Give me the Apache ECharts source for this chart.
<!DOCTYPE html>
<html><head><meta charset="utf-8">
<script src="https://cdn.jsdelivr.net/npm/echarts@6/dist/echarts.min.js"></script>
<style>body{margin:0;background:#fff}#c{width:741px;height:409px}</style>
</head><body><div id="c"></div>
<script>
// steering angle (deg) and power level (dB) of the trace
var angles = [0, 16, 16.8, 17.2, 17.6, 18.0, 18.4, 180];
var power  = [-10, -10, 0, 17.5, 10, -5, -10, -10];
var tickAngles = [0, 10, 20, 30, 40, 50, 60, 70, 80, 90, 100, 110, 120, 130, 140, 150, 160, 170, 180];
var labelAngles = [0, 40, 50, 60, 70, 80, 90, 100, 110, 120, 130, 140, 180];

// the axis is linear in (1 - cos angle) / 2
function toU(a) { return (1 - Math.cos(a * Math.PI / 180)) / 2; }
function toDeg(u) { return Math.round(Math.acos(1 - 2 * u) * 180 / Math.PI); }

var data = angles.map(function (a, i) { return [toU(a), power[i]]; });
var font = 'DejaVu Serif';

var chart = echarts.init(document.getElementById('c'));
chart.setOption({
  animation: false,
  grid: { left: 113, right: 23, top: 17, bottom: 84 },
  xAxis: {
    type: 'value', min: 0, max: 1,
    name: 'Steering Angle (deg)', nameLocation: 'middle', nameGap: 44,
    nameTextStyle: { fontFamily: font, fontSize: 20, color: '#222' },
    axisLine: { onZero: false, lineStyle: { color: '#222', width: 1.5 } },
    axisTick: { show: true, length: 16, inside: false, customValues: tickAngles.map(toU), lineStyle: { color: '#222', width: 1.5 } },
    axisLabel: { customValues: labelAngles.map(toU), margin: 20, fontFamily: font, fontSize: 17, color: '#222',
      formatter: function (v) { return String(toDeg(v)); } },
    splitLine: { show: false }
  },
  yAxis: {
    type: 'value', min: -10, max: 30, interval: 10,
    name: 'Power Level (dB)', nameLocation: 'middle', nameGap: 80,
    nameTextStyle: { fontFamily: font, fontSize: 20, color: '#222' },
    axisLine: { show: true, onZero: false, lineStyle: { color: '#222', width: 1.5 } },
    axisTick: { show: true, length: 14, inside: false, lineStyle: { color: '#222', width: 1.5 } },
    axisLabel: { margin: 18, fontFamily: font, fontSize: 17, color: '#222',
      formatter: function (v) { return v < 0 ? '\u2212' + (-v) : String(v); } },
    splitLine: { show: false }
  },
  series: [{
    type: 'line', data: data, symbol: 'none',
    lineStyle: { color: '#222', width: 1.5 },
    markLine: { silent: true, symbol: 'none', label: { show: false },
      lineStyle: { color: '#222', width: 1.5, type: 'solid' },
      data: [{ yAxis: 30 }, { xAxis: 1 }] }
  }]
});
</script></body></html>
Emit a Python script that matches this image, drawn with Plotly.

──────

Exactly reproduce every line found in the records.

### OUTPUT OF THE TASK
Give me the Apache ECharts source for this chart.
<!DOCTYPE html>
<html><head><meta charset="utf-8">
<script src="https://cdn.jsdelivr.net/npm/echarts@6/dist/echarts.min.js"></script>
<style>body{margin:0;background:#fff}#c{width:741px;height:409px}</style>
</head><body><div id="c"></div>
<script>
// steering angle (deg) and power level (dB) of the trace
var angles = [0, 16, 16.8, 17.2, 17.6, 18.0, 18.4, 180];
var power  = [-10, -10, 0, 17.5, 10, -5, -10, -10];
var tickAngles = [0, 10, 20, 30, 40, 50, 60, 70, 80, 90, 100, 110, 120, 130, 140, 150, 160, 170, 180];
var labelAngles = [0, 40, 50, 60, 70, 80, 90, 100, 110, 120, 130, 140, 180];

// the axis is linear in (1 - cos angle) / 2
function toU(a) { return (1 - Math.cos(a * Math.PI / 180)) / 2; }
function toDeg(u) { return Math.round(Math.acos(1 - 2 * u) * 180 / Math.PI); }

var data = angles.map(function (a, i) { return [toU(a), power[i]]; });
var font = 'DejaVu Serif';

var chart = echarts.init(document.getElementById('c'));
chart.setOption({
  animation: false,
  grid: { left: 113, right: 23, top: 17, bottom: 84 },
  xAxis: {
    type: 'value', min: 0, max: 1,
    name: 'Steering Angle (deg)', nameLocation: 'middle', nameGap: 44,
    nameTextStyle: { fontFamily: font, fontSize: 20, color: '#222' },
    axisLine: { onZero: false, lineStyle: { color: '#222', width: 1.5 } },
    axisTick: { show: true, length: 16, inside: false, customValues: tickAngles.map(toU), lineStyle: { color: '#222', width: 1.5 } },
    axisLabel: { customValues: labelAngles.map(toU), margin: 20, fontFamily: font, fontSize: 17, color: '#222',
      formatter: function (v) { return String(toDeg(v)); } },
    splitLine: { show: false }
  },
  yAxis: {
    type: 'value', min: -10, max: 30, interval: 10,
    name: 'Power Level (dB)', nameLocation: 'middle', nameGap: 80,
    nameTextStyle: { fontFamily: font, fontSize: 20, color: '#222' },
    axisLine: { show: true, onZero: false, lineStyle: { color: '#222', width: 1.5 } },
    axisTick: { show: true, length: 14, inside: false, lineStyle: { color: '#222', width: 1.5 } },
    axisLabel: { margin: 18, fontFamily: font, fontSize: 17, color: '#222',
      formatter: function (v) { return v < 0 ? '\u2212' + (-v) : String(v); } },
    splitLine: { show: false }
  },
  series: [{
    type: 'line', data: data, symbol: 'none',
    lineStyle: { color: '#222', width: 1.5 },
    markLine: { silent: true, symbol: 'none', label: { show: false },
      lineStyle: { color: '#222', width: 1.5, type: 'solid' },
      data: [{ yAxis: 30 }, { xAxis: 1 }] }
  }]
});
</script></body></html>
Emit a Python script that matches this image, drawn with Plotly.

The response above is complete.